Jacob Maroga, CEO of Eskom, said that a combination of poor planning, demand growth and a failing policy to bring in independent power producers has left reserve margins at just eight per cent, barely half the international norm of 15 per cent. Maroga predicts that Eskom will reach this only by 2013, when new baseload power stations come on stream. Until then, load shedding will continue, which is bad news not only for South Africans, but also its neighbours, several of which have depended on the country in times of need.

But it is not all doom and gloom, dozens of nations trying to build their way out the crisis. Zambia, which has not built a power plant for some 15 years, plans $1.2 billion in new capacity, financed mainly by China and India. South Africa is spending $20 billion. Uganda has given the green light for a 250 MW hydropower project on the Nile just below the Bujagali Falls. AES Corporation of the USA and South Africa’s Madhvani International are spending $800 million on the dam, the biggest-ever foreign investment in east Africa. Similar dams are planned for the Niger and the Volta.

Also planned is what could become the mother of all hydropower projects – Grand Inga on the river Congo, which sends 42.5 million litres of water pouring into the Atlantic every second – a flow second only to the Amazon. Current plans see Grand Inga generating 39 000 MW – more than twice the projected capacity of the Three Gorges Dam in China and enough to satisfy the energy needs of the entire African continent. This giant run-of-river project would come attached with a giant price tag – estimates range anywhere from $40 billion to $80 billion, plus at least another $10 billion to connect Inga to a continent-wide electricity grid for the main population centres.

However, the cost of taking power from Grand Inga to distant markets could far exceed the cost of generation once capital investment, operation and maintenance and normal line losses of 15 to 20 per cent are factored in according to one estimate. Critics say that the huge amounts of money required for the project would be better spent with smaller scale, localized energy projects that would target meeting the needs of Africa’s poor majority.

But where will the money come from? One proposal is that for every unit of African origin carbon consumed by the developed world, a predetermined amount of green credits or carbon credits would be yielded. The partners could then either supply parts, components, or systems directly, an equivalent amount of investment capital, or lend credits to finance the distribution of renewable energy services, knowledge or equipment.

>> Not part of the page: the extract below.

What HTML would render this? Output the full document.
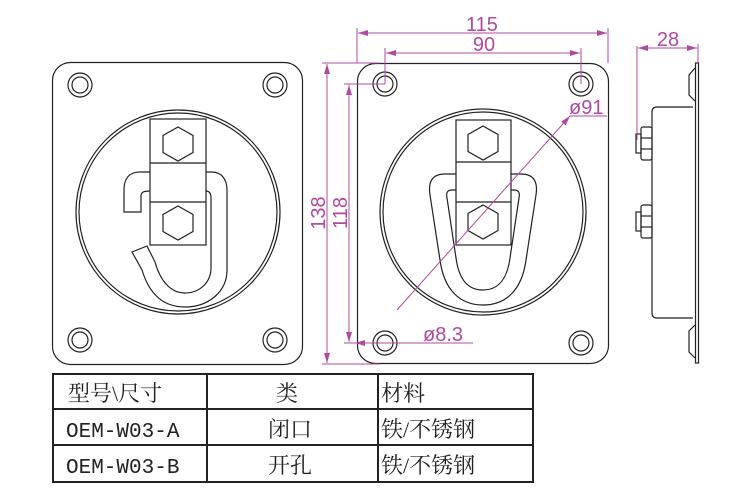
<!DOCTYPE html>
<html><head><meta charset="utf-8"><style>
body{margin:0;background:#fff;}
svg{display:block}
</style></head><body>
<svg width="750" height="500" viewBox="0 0 750 500" xmlns="http://www.w3.org/2000/svg">
<defs>
<marker id="a" viewBox="0 0 10 6" refX="10" refY="3" markerWidth="10" markerHeight="6" orient="auto-start-reverse" markerUnits="userSpaceOnUse"><path d="M0,0 L10,3 L0,6 z" fill="#b04aa0"/></marker>
</defs>
<g fill="none" stroke="#222" stroke-width="1.2">
<!-- left plate -->
<rect x="52.5" y="62.5" width="250" height="302" rx="18"/>
<circle cx="80" cy="85" r="12"/><circle cx="80" cy="85" r="8"/>
<circle cx="275" cy="85" r="12"/><circle cx="275" cy="85" r="8"/>
<circle cx="80" cy="340" r="12"/><circle cx="80" cy="340" r="8"/>
<circle cx="275" cy="340" r="12"/><circle cx="275" cy="340" r="8"/>
<circle cx="178" cy="212" r="102"/><circle cx="178" cy="212" r="99"/>
<path d="M150,172 H140 C128,172 124,180 124,190 V212 H141 V196 C141,192 144,191 150,191"/>
<path d="M206,172 H212 C222,172 227,180 227,190 V270 C227,292 208,307 185,307 C160,307 148,290 142,270 L132,252 L147,246 L155,262 C160,280 170,293 185,293 C200,293 211,282 211,268 V198 C211,193 209,191 206,191"/>
<rect x="150" y="119" width="56" height="126" fill="#fff"/>
<line x1="150" y1="163" x2="206" y2="163"/><line x1="150" y1="202" x2="206" y2="202"/>
<polygon points="178,127 193,135.5 193,152.5 178,161 163,152.5 163,135.5"/>
<polygon points="178,206 193,214.5 193,231.5 178,240 163,231.5 163,214.5"/>
<!-- right plate -->
<rect x="357.5" y="63.5" width="251" height="300" rx="18"/>
<circle cx="385" cy="84" r="12"/><circle cx="385" cy="84" r="8"/>
<circle cx="581" cy="84" r="12"/><circle cx="581" cy="84" r="8"/>
<circle cx="385" cy="343" r="12"/><circle cx="385" cy="343" r="8"/>
<circle cx="581" cy="343" r="12"/><circle cx="581" cy="343" r="8"/>
<circle cx="483" cy="212" r="103"/><circle cx="483" cy="212" r="100"/>
<path d="M456,174 H445 C432,174 428,182 430,195 L440,260 C444,290 460,305 483,305 C506,305 522,290 526,260 L536,195 C538,182 534,174 521,174 H511"/>
<path d="M456,190 H452 C447,190 446,193 447,198 L456,258 C459,280 468,290 483,290 C498,290 507,280 510,258 L519,198 C520,193 519,190 514,190 H511"/>
<rect x="456" y="120" width="55" height="125" fill="#fff"/>
<line x1="456" y1="162" x2="511" y2="162"/><line x1="456" y1="202" x2="511" y2="202"/>
<polygon points="483,126 498,134.5 498,151.5 483,160 468,151.5 468,134.5"/>
<polygon points="483,205 498,213.5 498,230.5 483,239 468,230.5 468,213.5"/>
<!-- side view -->
<rect x="695.5" y="63" width="3" height="300"/>
<path d="M695,68 L689,75 V95 L695,101"/>
<path d="M695,325 L689,331 V352 L695,358"/>
<path d="M693,107 H657 Q652,107 652,112 V313 Q652,318 657,318 H693"/>
<rect x="641" y="127" width="11" height="33" rx="2"/><line x1="641" y1="138" x2="652" y2="138"/><line x1="641" y1="149" x2="652" y2="149"/>
<rect x="636" y="134" width="5" height="19"/>
<rect x="641" y="205" width="11" height="33" rx="2"/><line x1="641" y1="216" x2="652" y2="216"/><line x1="641" y1="227" x2="652" y2="227"/>
<rect x="636" y="212" width="5" height="19"/>
</g>
<g fill="none" stroke="#b04aa0" stroke-width="1">
<line x1="357" y1="63" x2="357" y2="28"/><line x1="608" y1="63" x2="608" y2="28"/>
<line x1="358" y1="33" x2="607" y2="33" marker-start="url(#a)" marker-end="url(#a)"/>
<line x1="385" y1="84" x2="385" y2="48"/><line x1="581" y1="84" x2="581" y2="48"/>
<line x1="386" y1="53" x2="580" y2="53" marker-start="url(#a)" marker-end="url(#a)"/>
<line x1="322" y1="63" x2="380" y2="63"/><line x1="322" y1="364" x2="380" y2="364"/>
<line x1="327" y1="64" x2="327" y2="363" marker-start="url(#a)" marker-end="url(#a)"/>
<line x1="344" y1="84" x2="385" y2="84"/><line x1="344" y1="343" x2="385" y2="343"/>
<line x1="349" y1="85" x2="349" y2="342" marker-start="url(#a)" marker-end="url(#a)"/>
<line x1="397" y1="310" x2="570" y2="116" marker-end="url(#a)"/>
<line x1="570" y1="116" x2="607" y2="116"/>
<line x1="355" y1="343" x2="473" y2="343" marker-start="url(#a)"/>
<line x1="637" y1="46" x2="637" y2="140"/><line x1="698" y1="44" x2="698" y2="63"/>
<line x1="638" y1="48" x2="697" y2="48" marker-start="url(#a)" marker-end="url(#a)"/>
</g>
<g fill="#b04aa0" font-family="Liberation Sans Narrow, Liberation Sans, sans-serif" font-size="20">
<text x="482" y="31" text-anchor="middle">115</text>
<text x="484" y="51" text-anchor="middle">90</text>
<text x="668" y="46" text-anchor="middle">28</text>
<text x="569" y="114">ø91</text>
<text x="423" y="341">ø8.3</text>
<text transform="translate(325,213) rotate(-90)" text-anchor="middle">138</text>
<text transform="translate(347,213) rotate(-90)" text-anchor="middle">118</text>
</g>
<g stroke="#222" stroke-width="2" fill="none">
<rect x="53" y="374" width="480" height="108"/>
<line x1="53" y1="409" x2="533" y2="409"/><line x1="53" y1="445" x2="533" y2="445"/>
<line x1="207" y1="374" x2="207" y2="482"/><line x1="378" y1="374" x2="378" y2="482"/>
</g>
<g fill="#222" font-family="Liberation Serif, 'Noto Serif CJK SC', serif" font-size="22">
<text x="68" y="401">型号\尺寸</text>
<text x="276" y="401">类</text>
<text x="381" y="401">材料</text>
<text x="66" y="437" font-family="Liberation Mono, monospace" font-size="21">OEM-W03-A</text>
<text x="268" y="437">闭口</text>
<text x="381" y="437">铁/不锈钢</text>
<text x="66" y="473" font-family="Liberation Mono, monospace" font-size="21">OEM-W03-B</text>
<text x="268" y="473">开孔</text>
<text x="381" y="473">铁/不锈钢</text>
</g>
</svg>
</body></html>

International relief targeted at poverty reduction could also be redirected towards subsidizing renewable energy projects. Because of the integral role that electrification plays in supporting economic and social development – IT and the Internet, radio, television – funding of rural electrification can be seen as core method for addressing poverty. What is clear is that these countries need power for economic growth and that economic growth needs power. The opportunities are obvious, and it will interesting to see which power companies profit most from these needs.